I forgot to transfer the money. Ohmygosh... transfer the money. Transfer the money. What money? there is no money to transfer. What about Christmas? We haven't set the budget. How can I possibly start shopping if we haven't set the budget?? Oh man... the budget. I can't even log into our banking website for fear of what I'll see. No wonder I didn't transfer the money.

And then starts the crying. And the feeling of being completely out of control. Which often leads to not wanting to be productive with ANYTHING. Thank the Lord my husband can handle making dinner when his wife is a mess. Somehow this also gets twisted into the belief that this is just how it is right now. In this busy (cringe) season of my life. I will feel overwhelmed. I will cry and breakdown. I will get very little done.

I feel defeat.

I do know I'm not in control. I know that Jesus has this all figured out. But what if I've missed the mark somewhere? What if I didn't hear His prompting to do something and now I'm completely off track? What if we're just simply not being good stewards of our money, and now we're going to feel the consequences? Have I been too busy worrying how I'm going to figure this all out to remember that I'm not supposed to do it on my own? Have I not asked the Lord for help?

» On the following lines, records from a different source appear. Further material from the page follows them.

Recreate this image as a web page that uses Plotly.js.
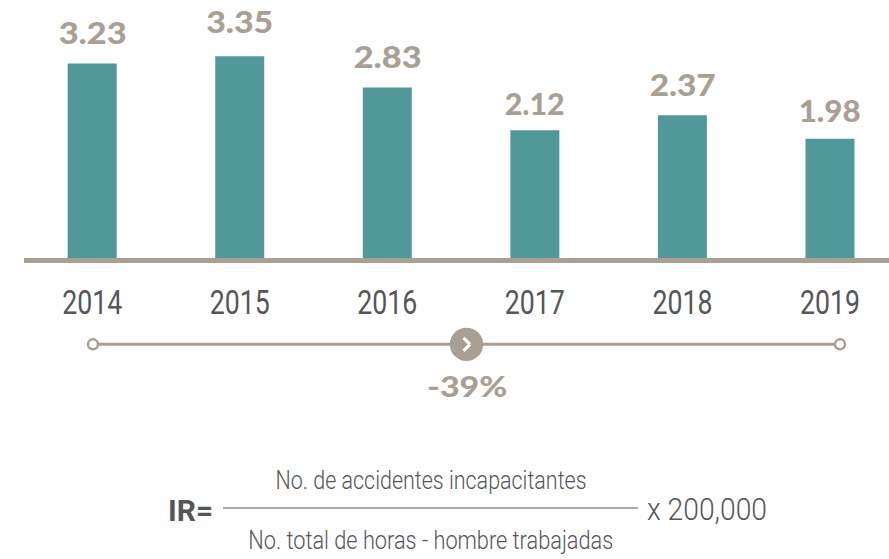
<!DOCTYPE html>
<html><head><meta charset="utf-8">
<script src="https://cdn.plot.ly/plotly-3.0.1.min.js"></script>
<style>html,body{margin:0;padding:0;background:#fff}</style></head>
<body><div id="chart" style="width:889px;height:559px"></div>
<script>
const years = ['2014','2015','2016','2017','2018','2019'];
const values = [3.23,3.35,2.83,2.12,2.37,1.98];
const valueLabels = ['3.23','3.35','2.83','2.12','2.37','1.98'];
const labelGaps = [17,20,17,12,16,14];
const labelWidths = [68,67,68,60,66,62];
const changeLabel = '-39%';
const formulaTop = 'No. de accidentes incapacitantes';
const formulaBottom = 'No. total de horas - hombre trabajadas';
const formulaLeft = 'IR=';
const formulaRight = 'x 200,000';

const W=889,H=559,L=24,PB=258.5;
const TEAL='#52989a',TAUPE='#aa9f95',INK='#54565b';
const LIGHT='Roboto,"Liberation Sans",sans-serif';
const BOLD='Lato,"DejaVu Sans",sans-serif';
const px=x=>(x-L)/(W-L), py=y=>1-y/PB;
const line=(x0,y0,x1,y1,c,w)=>({type:'line',xref:'paper',yref:'paper',x0:px(x0),x1:px(x1),y0:py(y0),y1:py(y1),line:{color:c,width:w},layer:'above'});
const circ=(cx,cy,r,fill,c,w)=>({type:'circle',xref:'paper',yref:'paper',x0:px(cx-r),x1:px(cx+r),y0:py(cy-r),y1:py(cy+r),fillcolor:fill,line:{color:c,width:w},layer:'above'});
const note=(x,y,t,size,color,family,weight)=>({xref:'paper',yref:'paper',x:px(x),y:py(y),text:t,showarrow:false,xanchor:'center',yanchor:'middle',font:{size:size,color:color,family:family,weight:weight||400}});

const shapes=[
 line(93,345,466,345,TAUPE,3),line(466,345,840,345,TAUPE,3),
 circ(93,345,5,'#fff',TAUPE,2.5),circ(840,345,5,'#fff',TAUPE,2.5),
 circ(466.5,345,16.7,TAUPE,TAUPE,0),
 line(463.5,338.5,470,345,'#fff',3),line(470,345,463.5,351.5,'#fff',3),
 line(223,509,638,509,INK,1.2)
];
const annotations=[
 ...years.map((y,i)=>({x:i,y:values[i],xref:'x',yref:'y',text:valueLabels[i],showarrow:false,yanchor:'bottom',yshift:labelGaps[i]-6,
   font:{size:31,color:TAUPE,family:BOLD,weight:900}})),
 note(467,386,changeLabel,29,TAUPE,BOLD,900),
 note(430.5,481,formulaTop,25,INK,LIGHT,300),
 note(431,542,formulaBottom,25,INK,LIGHT,300),
 note(190.5,511,formulaLeft,30,INK,LIGHT,700),
 note(706.5,510,formulaRight,32,INK,LIGHT,300)
];
const fitWidths={[formulaTop]:311,[formulaBottom]:365,[formulaLeft]:45,[formulaRight]:120,[changeLabel]:80};
years.forEach(y=>fitWidths[y]=60);
valueLabels.forEach((v,i)=>fitWidths[v]=labelWidths[i]);
Plotly.newPlot('chart',[{type:'bar',x:years,y:values,width:0.332,marker:{color:TEAL,line:{width:0}},hoverinfo:'x+y',cliponaxis:false}],{
 width:W,height:H,margin:{l:L,r:0,t:0,b:H-PB,pad:0},paper_bgcolor:'#fff',plot_bgcolor:'#fff',showlegend:false,
 xaxis:{type:'category',range:[-0.462,5.4],tickmode:'array',tickvals:years,ticktext:years,showgrid:false,zeroline:false,
   showline:true,linecolor:TAUPE,linewidth:5,ticks:'outside',ticklen:11,tickcolor:'rgba(0,0,0,0)',tickfont:{size:33,color:INK,family:LIGHT,weight:400}},
 yaxis:{range:[0,4.285],showgrid:false,zeroline:false,showline:false,showticklabels:false,ticks:'',fixedrange:true},
 shapes,annotations
},{displayModeBar:false,staticPlot:true}).then(gd=>{
 gd.querySelectorAll('text').forEach(t=>{
  const w=fitWidths[t.textContent];
  if(w){t.setAttribute('textLength',w);t.setAttribute('lengthAdjust','spacingAndGlyphs');}
 });
});
</script></body></html>
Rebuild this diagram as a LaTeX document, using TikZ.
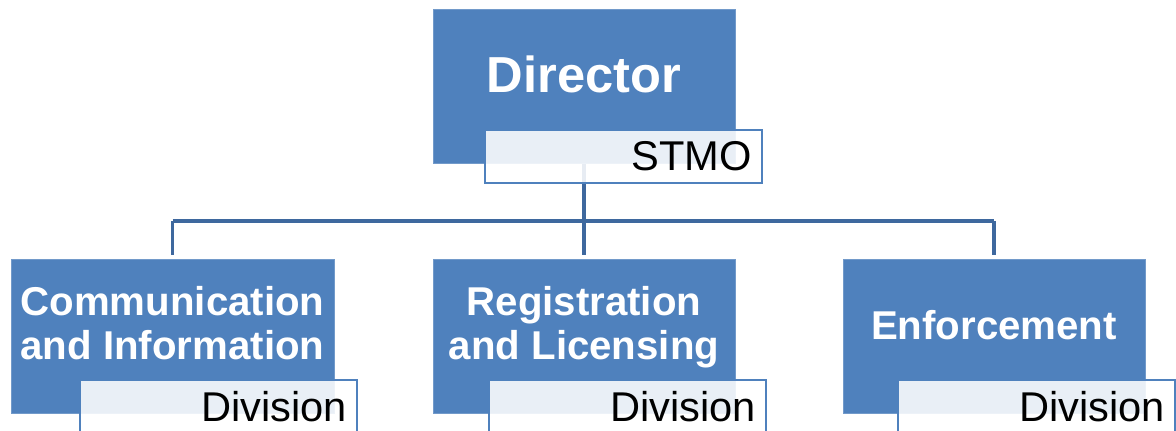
\documentclass[tikz,border=0pt]{standalone}
\usepackage{fontspec}
\setmainfont{Liberation Sans}
\usetikzlibrary{positioning,backgrounds}
\definecolor{boxblue}{RGB}{79,129,189}
\definecolor{linkblue}{RGB}{62,104,158}
\tikzset{
    raw box/.style={rectangle, inner sep=0pt, align=center},
    head box/.style={raw box, fill=boxblue, draw=boxblue!80!white, thin, minimum height=3.85cm},
    head text/.style={raw box, white, font=\bfseries\fontsize{28.6}{31.3}\selectfont},
    top text/.style={raw box, white, font=\bfseries\fontsize{36}{40}\selectfont},
    tag box/.style={rectangle, draw=boxblue, line width=2pt, fill=white, fill opacity=0.88, text opacity=1,
        minimum width=6.925cm, minimum height=1.325cm, text width=6.425cm, inner xsep=0.25cm, inner ysep=0pt,
        align=right, font=\fontsize{29.6}{32}\selectfont},
    link/.style={draw=linkblue, line width=2.8pt}
}
\begin{document}
\begin{tikzpicture}[x=0.025cm, y=-0.025cm]
	\useasboundingbox (0,0) rectangle (1176,431);
	% top of the chart
	\node[head box, minimum width=7.55cm] (dir) at (584,86) {};
	\node[top text] (dirtext) at (584,74.5) {Director};
	\node[tag box] (stmo) at (623.5,156.5) {STMO};
	% divisions
	\node[head box, minimum width=8.075cm] (comm) at (172.5,336) {};
	\node[head text] (commtext) at (172.5,323) {Communication\\and Information};
	\node[tag box] (commdiv) at (218.5,406.5) {Division};
	\node[head box, minimum width=7.55cm] (reg) at (584,336) {};
	\node[head text] (regtext) at (584,327) {Registration\\and Licensing};
	\node[tag box] (regdiv) at (627.5,406.5) {Division};
	\node[head box, minimum width=7.55cm] (enf) at (994,336) {};
	\node[head text] (enftext) at (994,325.5) {Enforcement};
	\node[tag box] (enfdiv) at (1036.5,406.5) {Division};
	% connectors
	\coordinate (fork) at (584,221);
	\begin{scope}[on background layer]
		\draw[link] (dir.south) -- (fork);
		\draw[link] (fork -| comm.north) -- (fork -| enf.north);
		\foreach \sub in {comm,reg,enf}
			\draw[link, shorten >=2.8pt] (fork -| \sub.north) -- (\sub.north);
	\end{scope}
\end{tikzpicture}
\end{document}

Nothing comes to mind. Where are the words that normally comfort me? The words that I should be reading every single day? The words that can cause this spinning to stop and have the power to silence the unrest, the overwhelmed and the out of control feelings? Where are they?? Another twisted belief? I'm too busy to read my Bible.

That's horse crap.

‘Do not fear, for I am with you; do not anxiously look about you, for I am your God. I will strengthen you, surely I will help you, surely I will uphold you with My righteous right hand.’
 Isaiah 41:10

Deep breath. Writing this helped. Thanks for listening friends.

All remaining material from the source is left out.